# Chanter and trillions of trilliums



## Charmed (Aug 4, 2014)

Oh my, the back ground is almost as pretty as Chanter...even a "dirty" Chanter. Seeing spring photos makes me realize what we miss living in a desert climate. Our seasonal changes are so subtle; nothing is dramatic like your forest carpet of flowers. I'm so grateful that you share your photos.


----------



## Viking Queen (Nov 12, 2014)

Oh, my, how LOVELY.

Thank you so much for sharing.

Viking Queen


----------



## Mfmst (Jun 18, 2014)

Thank you for transporting me on the walk in the woods. Lovely flora and Poodle


----------



## ArreauStandardPoodle (Sep 1, 2009)

Our provincial flower! Your pics are just beautiful!


----------



## Countryboy (May 16, 2011)

Trillium grandflorum - the white one, and our Provincial flower. 
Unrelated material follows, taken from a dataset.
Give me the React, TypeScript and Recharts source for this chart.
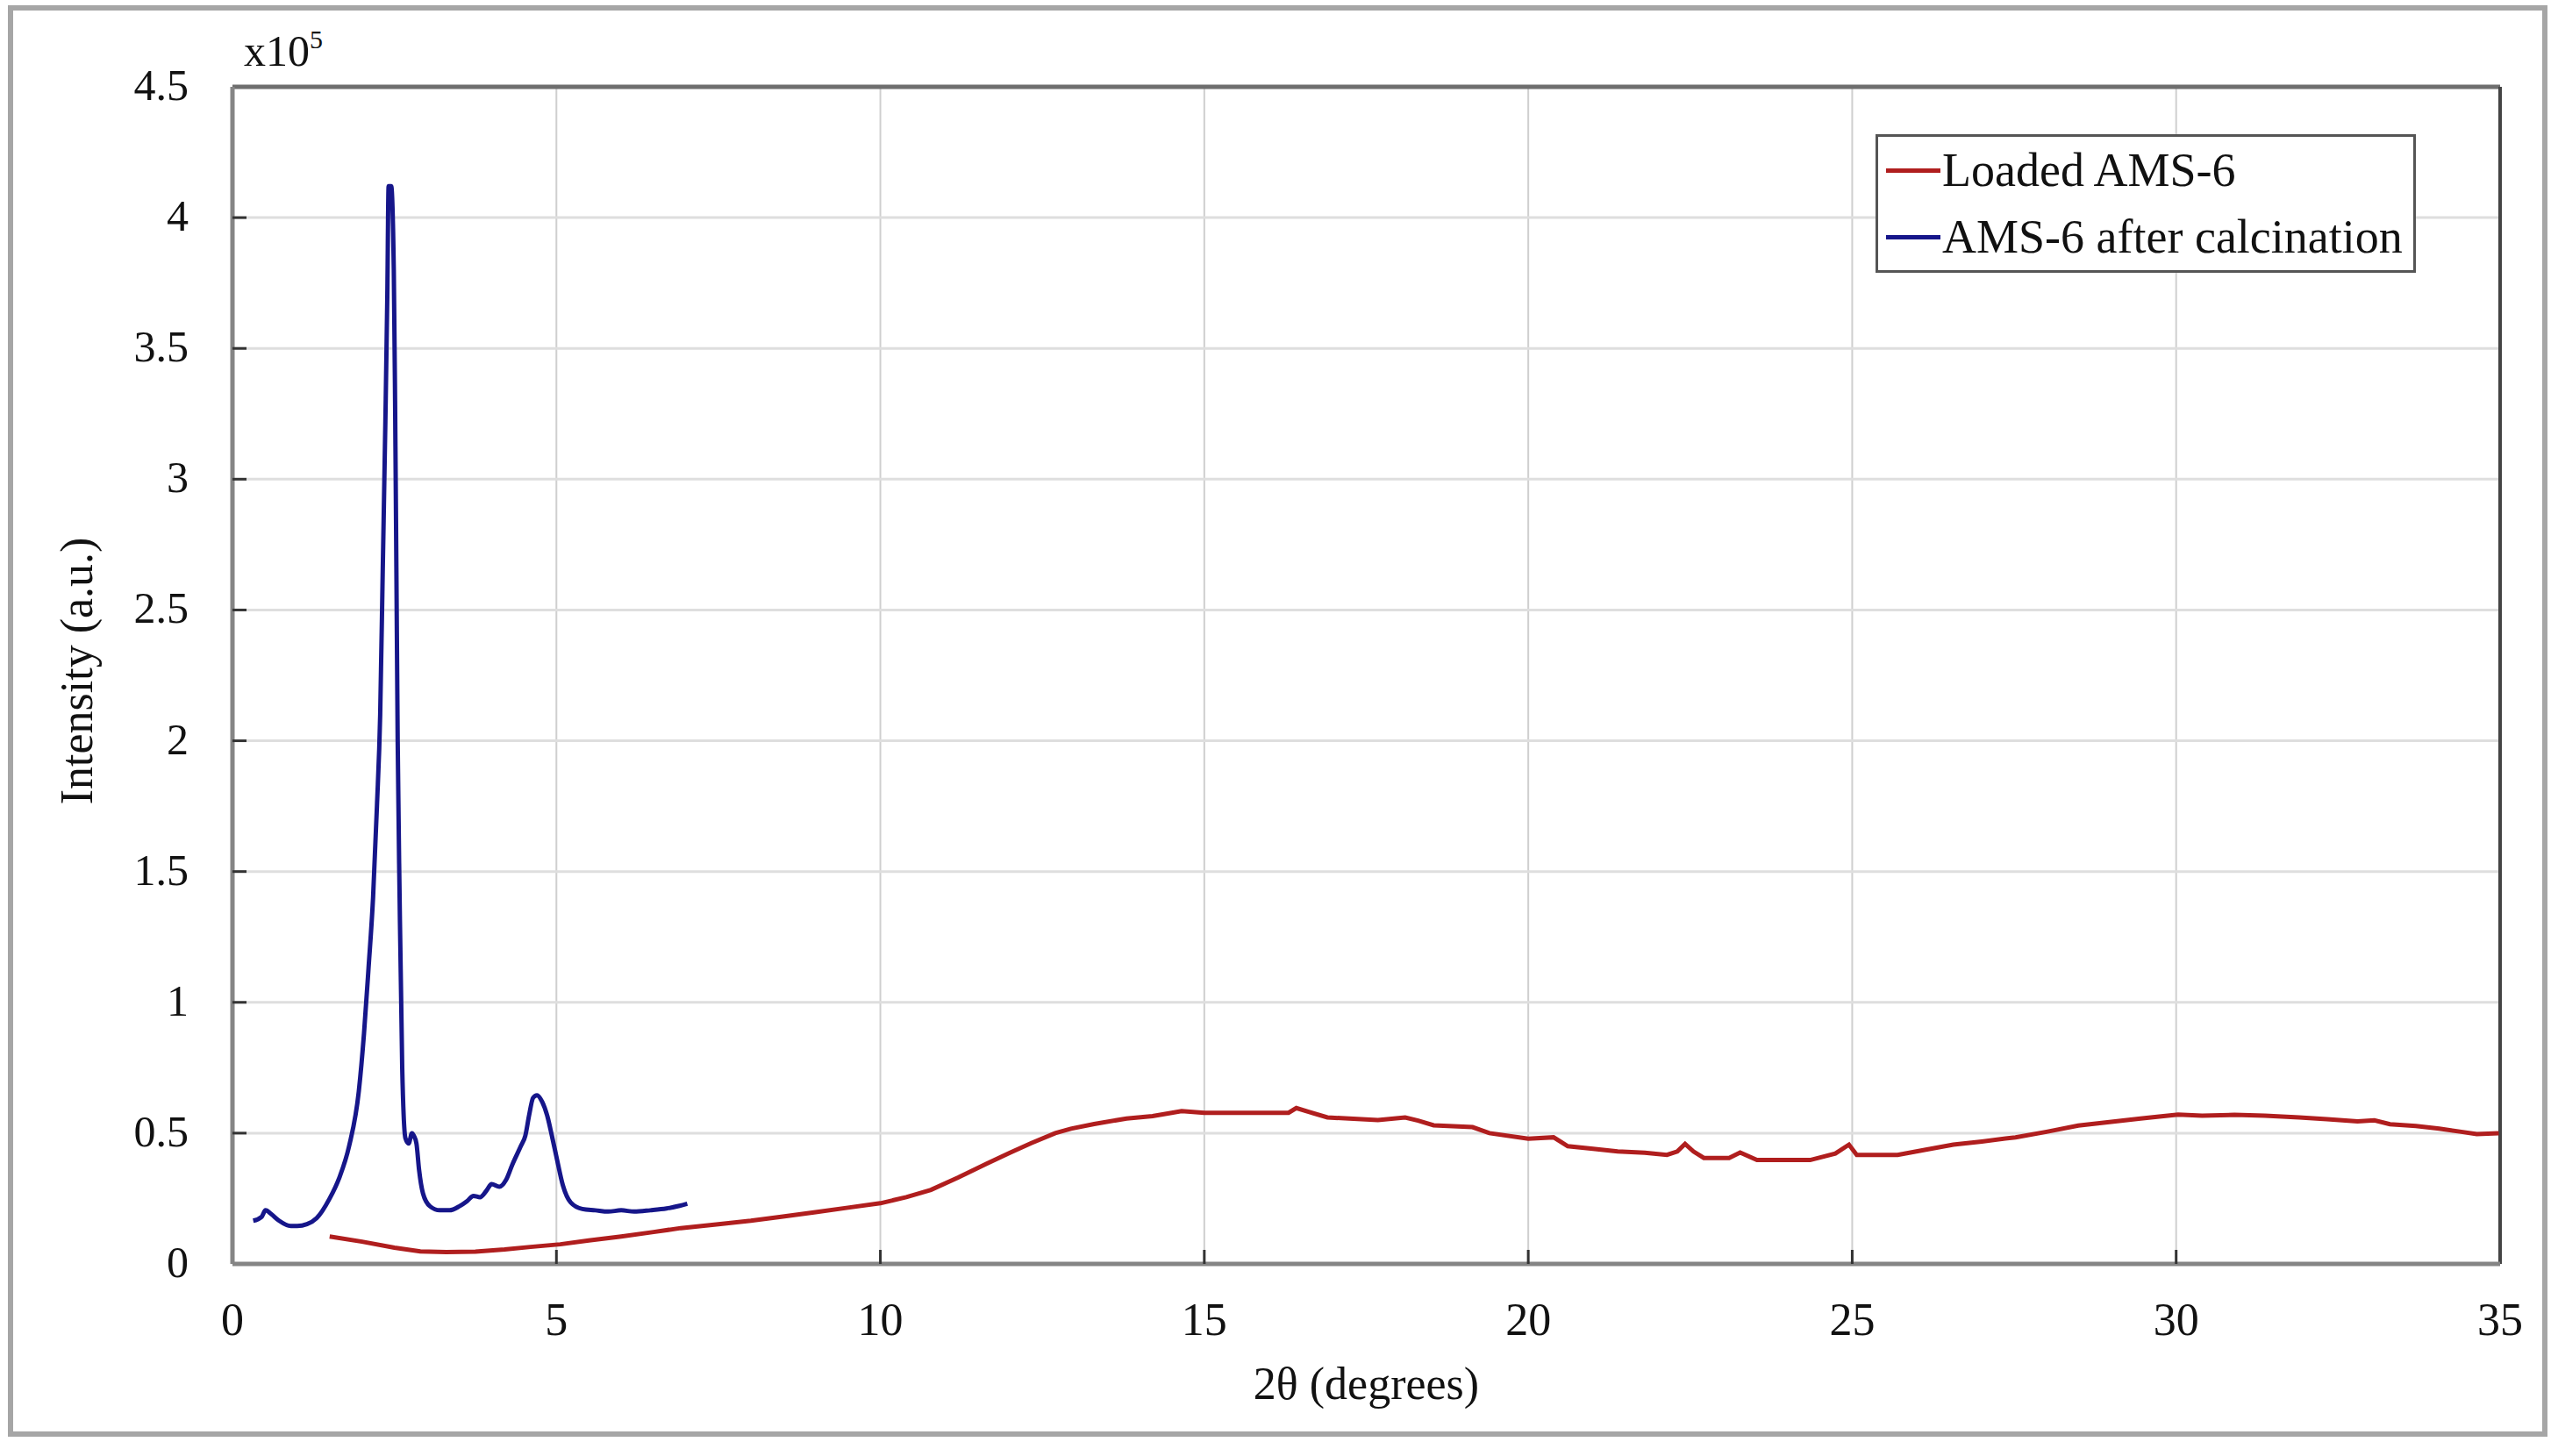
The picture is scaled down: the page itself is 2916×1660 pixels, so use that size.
import { LineChart, Line, XAxis, YAxis, CartesianGrid, ReferenceLine, Legend } from 'recharts';

// 2θ in degrees, intensity in units of 1e5 counts
const blueTheta = [
  0.32, 0.45, 0.51, 0.6, 0.72, 0.9, 1.0, 1.15, 1.3, 1.5, 1.65, 1.8, 1.95, 2.03, 2.1, 2.17, 2.23, 2.28,
  2.32, 2.36, 2.39, 2.41, 2.45, 2.49, 2.51, 2.53, 2.55, 2.58, 2.62, 2.67, 2.72, 2.77, 2.8, 2.84, 2.88,
  2.94, 3.05, 3.2, 3.35, 3.5, 3.62, 3.72, 3.82, 3.92, 4.0, 4.12, 4.22, 4.32, 4.45, 4.52, 4.58, 4.64,
  4.7, 4.78, 4.86, 4.93, 5.0, 5.1, 5.22, 5.4, 5.6, 5.8, 6.0, 6.2, 6.45, 6.7, 6.9, 7.02,
];
const blueIntensity = [
  0.165, 0.18, 0.205, 0.19, 0.165, 0.145, 0.145, 0.152, 0.175, 0.25, 0.33, 0.45, 0.66, 0.88, 1.13, 1.4,
  1.75, 2.1, 2.66, 3.22, 3.7, 4.12, 4.12, 3.8, 3.3, 2.66, 2.0, 1.4, 0.75, 0.48, 0.46, 0.5, 0.49, 0.46,
  0.36, 0.27, 0.22, 0.205, 0.205, 0.22, 0.24, 0.26, 0.255, 0.28, 0.305, 0.295, 0.32, 0.38, 0.45, 0.49,
  0.57, 0.635, 0.645, 0.62, 0.565, 0.49, 0.41, 0.3, 0.235, 0.21, 0.205, 0.2, 0.205, 0.2, 0.205, 0.212,
  0.222, 0.23,
];

const redTheta = [
  1.5, 2.0, 2.5, 2.9, 3.3, 3.75, 4.2, 4.6, 5.06, 5.5, 6.0, 6.5, 6.92, 7.5, 8.0, 8.47, 9.0, 9.5, 10.0,
  10.4, 10.78, 11.2, 11.64, 12.0, 12.33, 12.7, 12.94, 13.3, 13.8, 14.2, 14.65, 15.0, 15.52, 16.0, 16.3,
  16.42, 16.6, 16.9, 17.3, 17.68, 18.1, 18.3, 18.54, 19.14, 19.4, 20.0, 20.39, 20.61, 21.0, 21.38, 21.8,
  22.14, 22.3, 22.42, 22.55, 22.71, 23.1, 23.27, 23.53, 24.0, 24.35, 24.74, 24.95, 25.07, 25.7, 26.1,
  26.56, 27.0, 27.52, 28.0, 28.49, 29.0, 29.45, 30.03, 30.4, 30.9, 31.37, 31.9, 32.33, 32.8, 33.06,
  33.3, 33.7, 34.06, 34.4, 34.64, 34.98,
];
const redIntensity = [
  0.105, 0.085, 0.062, 0.048, 0.045, 0.047, 0.055, 0.065, 0.075, 0.09, 0.105, 0.122, 0.137, 0.152,
  0.165, 0.18, 0.198, 0.215, 0.232, 0.255, 0.283, 0.33, 0.383, 0.425, 0.462, 0.5, 0.517, 0.535, 0.556,
  0.565, 0.584, 0.578, 0.578, 0.578, 0.578, 0.596, 0.582, 0.56, 0.555, 0.55, 0.56, 0.548, 0.53, 0.523,
  0.5, 0.479, 0.484, 0.45, 0.44, 0.43, 0.425, 0.417, 0.43, 0.459, 0.43, 0.405, 0.405, 0.426, 0.397,
  0.397, 0.397, 0.422, 0.456, 0.417, 0.417, 0.435, 0.456, 0.468, 0.484, 0.505, 0.529, 0.543, 0.556,
  0.571, 0.567, 0.57, 0.567, 0.56, 0.553, 0.545, 0.549, 0.534, 0.527, 0.517, 0.505, 0.496, 0.5,
];

const seriesNames = ['Loaded AMS-6', 'AMS-6 after calcination'];
const xTicks = [0, 5, 10, 15, 20, 25, 30, 35];
const yTicks = [0, 0.5, 1, 1.5, 2, 2.5, 3, 3.5, 4, 4.5];

const loadedData = redTheta.map((x, i) => ({ x, y: redIntensity[i] }));
const calcinedData = blueTheta.map((x, i) => ({ x, y: blueIntensity[i] }));

const FONT = '"Liberation Serif", "Times New Roman", serif';
const TICK_COLOR = '#333';

const YTick = ({ x, y, payload }: any) => (
  <g>
    {payload.value > 0 && payload.value < 4.5 && (
      <line x1={x} y1={y} x2={x + 16} y2={y} stroke={TICK_COLOR} strokeWidth={3} />
    )}
    <text x={x - 50} y={y + 15} textAnchor="end" fontFamily={FONT} fontSize={50} fill="#111">
      {payload.value}
    </text>
  </g>
);

const XTick = ({ x, y, payload }: any) => (
  <g>
    {payload.value > 0 && payload.value < 35 && (
      <line x1={x} y1={y} x2={x} y2={y - 16} stroke={TICK_COLOR} strokeWidth={3} />
    )}
    <text x={x} y={y + 81} textAnchor="middle" fontFamily={FONT} fontSize={52} fill="#111">
      {payload.value}
    </text>
  </g>
);

const YTitle = ({ viewBox }: any) => {
  const axisX = viewBox.x + viewBox.width;
  const cx = axisX - 160;
  const cy = viewBox.y + viewBox.height / 2 - 5;
  return (
    <g>
      <text
        x={cx}
        y={cy}
        transform={`rotate(-90, ${cx}, ${cy})`}
        textAnchor="middle"
        fontFamily={FONT}
        fontSize={52}
        fill="#111"
      >
        Intensity (a.u.)
      </text>
      <text x={axisX + 13} y={viewBox.y - 24} fontFamily={FONT} fontSize={50} fill="#111">
        x10
        <tspan fontSize={30} dy={-20}>5</tspan>
      </text>
    </g>
  );
};

const XTitle = ({ viewBox }: any) => (
  <text
    x={viewBox.x + viewBox.width / 2}
    y={viewBox.y + 154}
    textAnchor="middle"
    fontFamily={FONT}
    fontSize={52}
    fill="#111"
  >
    2θ (degrees)
  </text>
);

const LegendBox = ({ payload }: any) => {
  const items = [...(payload || [])].sort(
    (a: any, b: any) => seriesNames.indexOf(a.value) - seriesNames.indexOf(b.value),
  );
  return (
    <div
      style={{
        border: '3px solid #555',
        background: '#fff',
        padding: '0 12px 0 9px',
        fontFamily: FONT,
        fontSize: 54,
        color: '#111',
      }}
    >
      {items.map((entry: any) => (
        <div key={entry.value} style={{ display: 'flex', alignItems: 'center', height: 76, whiteSpace: 'nowrap' }}>
          <span style={{ display: 'inline-block', width: 62, height: 5, background: entry.color, marginRight: 2 }} />
          <span>{entry.value}</span>
        </div>
      ))}
    </div>
  );
};

export default function App() {
  return (
    <div style={{ position: 'absolute', left: 0, top: 0, width: 2916, height: 1660, background: '#fff' }}>
      <div
        style={{
          position: 'absolute',
          left: 9,
          top: 6,
          width: 2895,
          height: 1632,
          boxSizing: 'border-box',
          border: '6px solid #a6a6a6',
        }}
      />
      <div style={{ position: 'absolute', left: 0, top: 0 }}>
        <LineChart width={2916} height={1660} margin={{ top: 99, right: 66, bottom: 159, left: 205 }}>
          <CartesianGrid horizontal={false} stroke="#cfcfcf" strokeWidth={2} />
          <CartesianGrid vertical={false} stroke="#dedede" strokeWidth={3} />
          <XAxis
            type="number"
            dataKey="x"
            domain={[0, 35]}
            ticks={xTicks}
            height={60}
            tickSize={0}
            tickMargin={0}
            tickLine={false}
            tick={<XTick />}
            axisLine={{ stroke: '#858585', strokeWidth: 5 }}
            allowDuplicatedCategory={false}
            label={{ content: (props: any) => <XTitle viewBox={props.viewBox} /> }}
          />
          <YAxis
            type="number"
            domain={[0, 4.5]}
            ticks={yTicks}
            width={60}
            tickSize={0}
            tickMargin={0}
            tickLine={false}
            tick={<YTick />}
            axisLine={{ stroke: '#858585', strokeWidth: 5 }}
            label={{ content: (props: any) => <YTitle viewBox={props.viewBox} /> }}
          />
          <ReferenceLine y={4.5} stroke="#6e6e6e" strokeWidth={5} />
          <ReferenceLine x={35} stroke="#444" strokeWidth={4} />
          <Line
            data={loadedData}
            dataKey="y"
            name={seriesNames[0]}
            type="linear"
            stroke="#b01e1e"
            strokeWidth={5}
            dot={false}
            isAnimationActive={false}
          />
          <Line
            data={calcinedData}
            dataKey="y"
            name={seriesNames[1]}
            type="monotone"
            stroke="#16168a"
            strokeWidth={5}
            dot={false}
            isAnimationActive={false}
          />
          <Legend
            layout="vertical"
            align="center"
            verticalAlign="middle"
            content={<LegendBox />}
            wrapperStyle={{ position: 'absolute', left: 2138, top: 153, width: 'auto', height: 'auto' }}
          />
        </LineChart>
      </div>
    </div>
  );
}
Trillium erectum - the red one. Smells like a dead animal. :ahhhhh: lol


----------



## MollyMuiMa (Oct 13, 2012)

Living here in the land of palm trees and cactus those beautiful pictures make me envious. I can almost smell the coolness and the richness of that beautiful landscape! Thank You for sharing!


----------



## Beaches (Jan 25, 2014)

Dirty dog is perfect among the trilliums. It's now official, spring is here. Great pics,


----------



## Chagall's mom (Jan 9, 2010)

_Thank you_ for sharing all that _beauty!_ I just _love_ living in the woods, as we are fortune to do. But our forest floor_ pales_ compares in comparison to yours! (It still leaves Chagall needing a bath, just like Chanter. Who, btw, looks _fabulous!_) :bathbaby:


----------



## Quossum (Mar 18, 2011)

Beautiful...almost mystical! Thanks for sharing. I love dogs in nature!


----------



## Streetcar (Apr 13, 2014)

Magical! Thank you for transporting me to a wonderful place through your photos.

Oliver wants you to adopt him so he can go there!


----------



## Poodlebeguiled (May 27, 2013)

Beautiful! Chanter looks so perfect in the woods there. Trillium is a flower that I had on my property in Idaho. It is the sweetest, flower...one of my favorites. I loved it so much, I wrote a little poem, which I've posted before so pardon me if you've already seen it. But it shows just how much I love the flower and how I can relate to your pleasure. Thank you for sharing the beautiful photos. What a glorious and spiritual place to be. 

*Where The Trillium Grows



I love that spot where the Trillium peeks,
Deep in the wood, alongside the creek,
My favorite place in early spring,
Where the Trillium grows, inspiringly.

Where the Trillium grows, my soul refreshes,
Reminiscent of simple pleasures,
Uncomplicated, yet so exquisite,
She speaks to me on every visit.

Demure and delicate, unassuming grow,
A humble persistence, and hardiness though, 
Well-mannered and sweet, is the Trillium flower,
Modestly pretty, hour to hour.

An honor to walk where the Trillium grows,
Three white flowers right after snow,
How she survives crashing trees and wind,
I never tire of the Trillium trend.

My Trillium friend, not to deceive,
Returns each spring by the creek in the trees,
There’ll come a day, when I won’t be there,
Will she know I’m gone as she lingers fair?*


----------



## ChantersMom (Aug 20, 2012)

What a beautiful poem!


----------



## Poodlebeguiled (May 27, 2013)

Streetcar said:


> Magical! Thank you for transporting me to a wonderful place through your photos.
> 
> Oliver wants you to adopt him so he can go there!


I think my dogs want to live there too...or at my old place with the creek. Wouldn't that be something...Trilliums and a creek! 

Thanks Chanter. Those flowers really inspired me. And your photos renewed that _place_ I feel when I picture the lovely Trillium.


----------